Ничего не хочется обобщать. Но вынуждена сказать, что путешествие в Петербург и впрямь многое изменило в моем еще и до сих пор советском отношении к вчерашним братьям-россиянам. Собственно, я вдруг осознала, что мы не то что не братья, а даже и не родственники. Несмотря на много похожих, а то и одинаковых черт, общее и совсем свежее прошлое и великое множество родственных связей, мелкими кровеносными сосудиками соединяющих наши народы. Мы — разные.
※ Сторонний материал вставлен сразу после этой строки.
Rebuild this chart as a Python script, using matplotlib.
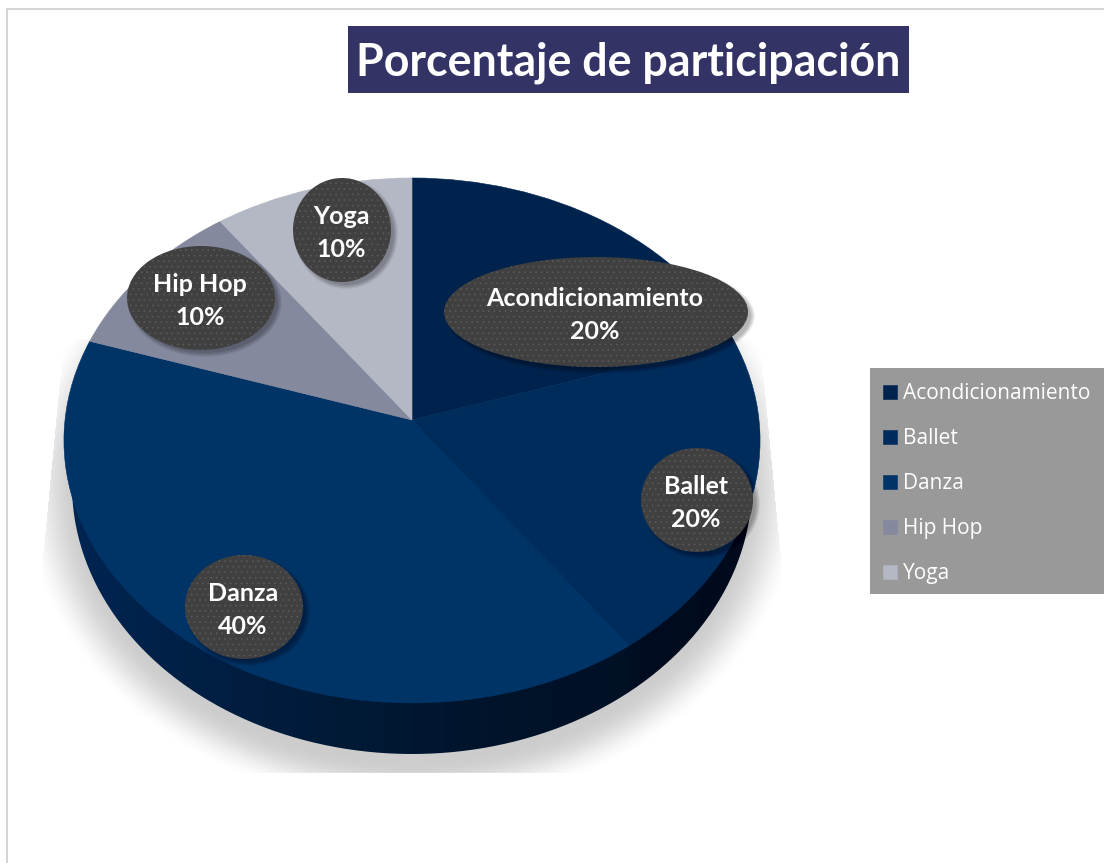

И призывы, звучащие сейчас особенно часто, — наподобие «В Европу — вместе с Россией» или обойдемся без Европы, только бы вместе с Россией, — это вообще провокация против собственного народа и желание вернуть его далеко-далеко назад. Поскольку (и это стало особенно понятно именно в российском «окне в Европу») Украина — это уже Европа, хотя и со всеми своими советскими и постсоветскими атавизмами. А Россия — это все еще Азия. Ну, может, Азиопа. Но ей даже до нас — до нашей европейскости — еще нужно расти и расти. И не дай бог нам присоединиться к этому процессу и по-украински терпеливо ждать «старшего брата» на пути в Европу: так мы туда никогда не дойдем. Поскольку будем похожи на легковушку, пытающуюся потащить за собой под гору исполинский перегруженный КамАЗ. Представили? Вот то-то и оно.

Понимаю: у жителя Донбасса или Николаевщини может возникнуть подозрение, что автор предубежденно относится к россиянам только потому, что родом он из Хмельнитчины, более западной и от того более европофильской, если можно так сказать, части Украины. Не хочу ничего возражать, скажу лишь: вместе с нами в очереди в Екатерининский дворец стояли луганские студенты. Конечно, русскоязычные. Сперва, пытаясь сойти для россиян за «своих», они и не признавались, откуда. И только после хамских выкриков охранников вдруг перехотели быть одной с ними нации. «Мы тоже украинцы», — сразу признались они нам. И такое было впечатление, что и для себя они осознали это впервые.